What you have to do -
Quote all of the data that follows exactly as written, skipping the images.

Source excerpt -

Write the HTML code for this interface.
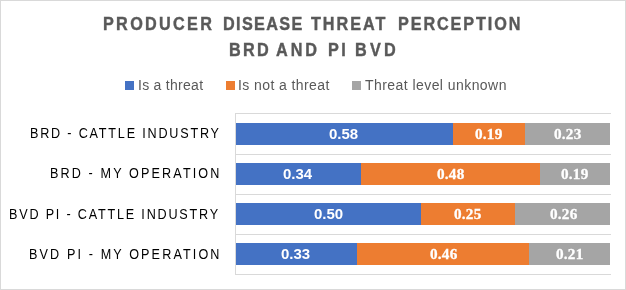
<!DOCTYPE html>
<html><head><meta charset="utf-8">
<style>
html,body{margin:0;padding:0;background:#fff;}
body{width:626px;height:290px;position:relative;overflow:hidden;font-family:"Liberation Sans",sans-serif;}
.frame{position:absolute;left:0;top:0;width:626px;height:290px;box-sizing:border-box;border:1px solid #d9d9d9;}
.txt{position:absolute;left:0;top:0;width:626px;height:290px;will-change:transform;}
.t{position:absolute;white-space:nowrap;line-height:1;}
.ti{font-weight:bold;font-size:18px;color:#595959;transform:scaleX(0.9);transform-origin:0 0;-webkit-text-stroke:0.4px #595959;}
.leg{font-size:14px;color:#595959;}
.sq{position:absolute;width:9px;height:9px;top:81px;}
.cat{font-size:14px;color:#000;transform:scaleX(0.9);transform-origin:0 0;}
.gl{position:absolute;left:236px;width:375px;height:1px;background:#d9d9d9;}
.ax{position:absolute;left:235px;top:113px;width:1px;height:162px;background:#d9d9d9;}
.bar{position:absolute;height:22px;}
.b{background:#4472c4;}
.o{background:#ed7d31;}
.g{background:#a5a5a5;}
.dl{color:#fff;font-weight:bold;font-size:15px;}
.sans{font-family:"Liberation Sans",sans-serif;}
.serif{font-family:"Liberation Serif",serif;font-size:13.8px;letter-spacing:0.2px;transform:scaleX(1.1);transform-origin:0 0;-webkit-text-stroke:0.3px #fff;}
</style></head>
<body>
<div class="frame"></div>

<div class="sq b" style="left:125px;"></div>
<div class="sq o" style="left:226px;"></div>
<div class="sq g" style="left:352px;"></div>

<div class="gl" style="top:113px;"></div>
<div class="gl" style="top:154px;"></div>
<div class="gl" style="top:194px;"></div>
<div class="gl" style="top:234px;"></div>
<div class="gl" style="top:274px;"></div>
<div class="ax"></div>

<!-- row 1 -->
<div class="bar b" style="left:236px;width:217px;top:123px;"></div>
<div class="bar o" style="left:453px;width:72px;top:123px;"></div>
<div class="bar g" style="left:525px;width:85px;top:123px;"></div>
<!-- row 2 -->
<div class="bar b" style="left:236px;width:125px;top:163px;"></div>
<div class="bar o" style="left:361px;width:179px;top:163px;"></div>
<div class="bar g" style="left:540px;width:70px;top:163px;"></div>
<!-- row 3 -->
<div class="bar b" style="left:236px;width:185px;top:203px;"></div>
<div class="bar o" style="left:421px;width:94px;top:203px;"></div>
<div class="bar g" style="left:515px;width:95px;top:203px;"></div>
<!-- row 4 -->
<div class="bar b" style="left:236px;width:121px;top:243px;"></div>
<div class="bar o" style="left:357px;width:172px;top:243px;"></div>
<div class="bar g" style="left:529px;width:81px;top:243px;"></div>

<div class="txt">
<div class="t ti" style="left:103px;top:15px;letter-spacing:2.57px;">PRODUCER</div>
<div class="t ti" style="left:223px;top:15px;letter-spacing:1.5px;">DISEASE</div>
<div class="t ti" style="left:311px;top:15px;letter-spacing:2.18px;">THREAT</div>
<div class="t ti" style="left:398px;top:15px;letter-spacing:2.1px;">PERCEPTION</div>
<div class="t ti" style="left:229px;top:41px;letter-spacing:2.5px;">BRD</div>
<div class="t ti" style="left:276px;top:41px;letter-spacing:3.3px;">AND</div>
<div class="t ti" style="left:328px;top:41px;letter-spacing:2.6px;">PI</div>
<div class="t ti" style="left:355px;top:41px;letter-spacing:3.55px;">BVD</div>

<div class="t leg" style="left:138px;top:78px;letter-spacing:0.28px;">Is a threat</div>
<div class="t leg" style="left:238px;top:78px;letter-spacing:0.41px;">Is not a threat</div>
<div class="t leg" style="left:365px;top:78px;letter-spacing:0.44px;">Threat level unknown</div>

<div class="t cat" style="left:30px;top:126px;letter-spacing:2.01px;">BRD - CATTLE INDUSTRY</div>
<div class="t cat" style="left:50px;top:166px;letter-spacing:2.36px;">BRD - MY OPERATION</div>
<div class="t cat" style="left:9px;top:207px;letter-spacing:2.01px;">BVD PI - CATTLE INDUSTRY</div>
<div class="t cat" style="left:29px;top:247px;letter-spacing:2.36px;">BVD PI - MY OPERATION</div>

<div class="t dl sans" style="left:329px;top:126px;">0.58</div>
<div class="t dl serif" style="left:475px;top:128px;">0.19</div>
<div class="t dl serif" style="left:554px;top:128px;">0.23</div>

<div class="t dl sans" style="left:283px;top:166px;">0.34</div>
<div class="t dl serif" style="left:437px;top:168px;">0.48</div>
<div class="t dl serif" style="left:561px;top:168px;">0.19</div>

<div class="t dl sans" style="left:314px;top:206px;">0.50</div>
<div class="t dl serif" style="left:454px;top:208px;">0.25</div>
<div class="t dl serif" style="left:550px;top:208px;">0.26</div>

<div class="t dl sans" style="left:281px;top:246px;">0.33</div>
<div class="t dl serif" style="left:430px;top:248px;">0.46</div>
<div class="t dl serif" style="left:556px;top:248px;">0.21</div>
</div>
</body></html>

Completed task -
Write the HTML code for this interface.
<!DOCTYPE html>
<html><head><meta charset="utf-8">
<style>
html,body{margin:0;padding:0;background:#fff;}
body{width:626px;height:290px;position:relative;overflow:hidden;font-family:"Liberation Sans",sans-serif;}
.frame{position:absolute;left:0;top:0;width:626px;height:290px;box-sizing:border-box;border:1px solid #d9d9d9;}
.txt{position:absolute;left:0;top:0;width:626px;height:290px;will-change:transform;}
.t{position:absolute;white-space:nowrap;line-height:1;}
.ti{font-weight:bold;font-size:18px;color:#595959;transform:scaleX(0.9);transform-origin:0 0;-webkit-text-stroke:0.4px #595959;}
.leg{font-size:14px;color:#595959;}
.sq{position:absolute;width:9px;height:9px;top:81px;}
.cat{font-size:14px;color:#000;transform:scaleX(0.9);transform-origin:0 0;}
.gl{position:absolute;left:236px;width:375px;height:1px;background:#d9d9d9;}
.ax{position:absolute;left:235px;top:113px;width:1px;height:162px;background:#d9d9d9;}
.bar{position:absolute;height:22px;}
.b{background:#4472c4;}
.o{background:#ed7d31;}
.g{background:#a5a5a5;}
.dl{color:#fff;font-weight:bold;font-size:15px;}
.sans{font-family:"Liberation Sans",sans-serif;}
.serif{font-family:"Liberation Serif",serif;font-size:13.8px;letter-spacing:0.2px;transform:scaleX(1.1);transform-origin:0 0;-webkit-text-stroke:0.3px #fff;}
</style></head>
<body>
<div class="frame"></div>

<div class="sq b" style="left:125px;"></div>
<div class="sq o" style="left:226px;"></div>
<div class="sq g" style="left:352px;"></div>

<div class="gl" style="top:113px;"></div>
<div class="gl" style="top:154px;"></div>
<div class="gl" style="top:194px;"></div>
<div class="gl" style="top:234px;"></div>
<div class="gl" style="top:274px;"></div>
<div class="ax"></div>

<!-- row 1 -->
<div class="bar b" style="left:236px;width:217px;top:123px;"></div>
<div class="bar o" style="left:453px;width:72px;top:123px;"></div>
<div class="bar g" style="left:525px;width:85px;top:123px;"></div>
<!-- row 2 -->
<div class="bar b" style="left:236px;width:125px;top:163px;"></div>
<div class="bar o" style="left:361px;width:179px;top:163px;"></div>
<div class="bar g" style="left:540px;width:70px;top:163px;"></div>
<!-- row 3 -->
<div class="bar b" style="left:236px;width:185px;top:203px;"></div>
<div class="bar o" style="left:421px;width:94px;top:203px;"></div>
<div class="bar g" style="left:515px;width:95px;top:203px;"></div>
<!-- row 4 -->
<div class="bar b" style="left:236px;width:121px;top:243px;"></div>
<div class="bar o" style="left:357px;width:172px;top:243px;"></div>
<div class="bar g" style="left:529px;width:81px;top:243px;"></div>

<div class="txt">
<div class="t ti" style="left:103px;top:15px;letter-spacing:2.57px;">PRODUCER</div>
<div class="t ti" style="left:223px;top:15px;letter-spacing:1.5px;">DISEASE</div>
<div class="t ti" style="left:311px;top:15px;letter-spacing:2.18px;">THREAT</div>
<div class="t ti" style="left:398px;top:15px;letter-spacing:2.1px;">PERCEPTION</div>
<div class="t ti" style="left:229px;top:41px;letter-spacing:2.5px;">BRD</div>
<div class="t ti" style="left:276px;top:41px;letter-spacing:3.3px;">AND</div>
<div class="t ti" style="left:328px;top:41px;letter-spacing:2.6px;">PI</div>
<div class="t ti" style="left:355px;top:41px;letter-spacing:3.55px;">BVD</div>

<div class="t leg" style="left:138px;top:78px;letter-spacing:0.28px;">Is a threat</div>
<div class="t leg" style="left:238px;top:78px;letter-spacing:0.41px;">Is not a threat</div>
<div class="t leg" style="left:365px;top:78px;letter-spacing:0.44px;">Threat level unknown</div>

<div class="t cat" style="left:30px;top:126px;letter-spacing:2.01px;">BRD - CATTLE INDUSTRY</div>
<div class="t cat" style="left:50px;top:166px;letter-spacing:2.36px;">BRD - MY OPERATION</div>
<div class="t cat" style="left:9px;top:207px;letter-spacing:2.01px;">BVD PI - CATTLE INDUSTRY</div>
<div class="t cat" style="left:29px;top:247px;letter-spacing:2.36px;">BVD PI - MY OPERATION</div>

<div class="t dl sans" style="left:329px;top:126px;">0.58</div>
<div class="t dl serif" style="left:475px;top:128px;">0.19</div>
<div class="t dl serif" style="left:554px;top:128px;">0.23</div>

<div class="t dl sans" style="left:283px;top:166px;">0.34</div>
<div class="t dl serif" style="left:437px;top:168px;">0.48</div>
<div class="t dl serif" style="left:561px;top:168px;">0.19</div>

<div class="t dl sans" style="left:314px;top:206px;">0.50</div>
<div class="t dl serif" style="left:454px;top:208px;">0.25</div>
<div class="t dl serif" style="left:550px;top:208px;">0.26</div>

<div class="t dl sans" style="left:281px;top:246px;">0.33</div>
<div class="t dl serif" style="left:430px;top:248px;">0.46</div>
<div class="t dl serif" style="left:556px;top:248px;">0.21</div>
</div>
</body></html>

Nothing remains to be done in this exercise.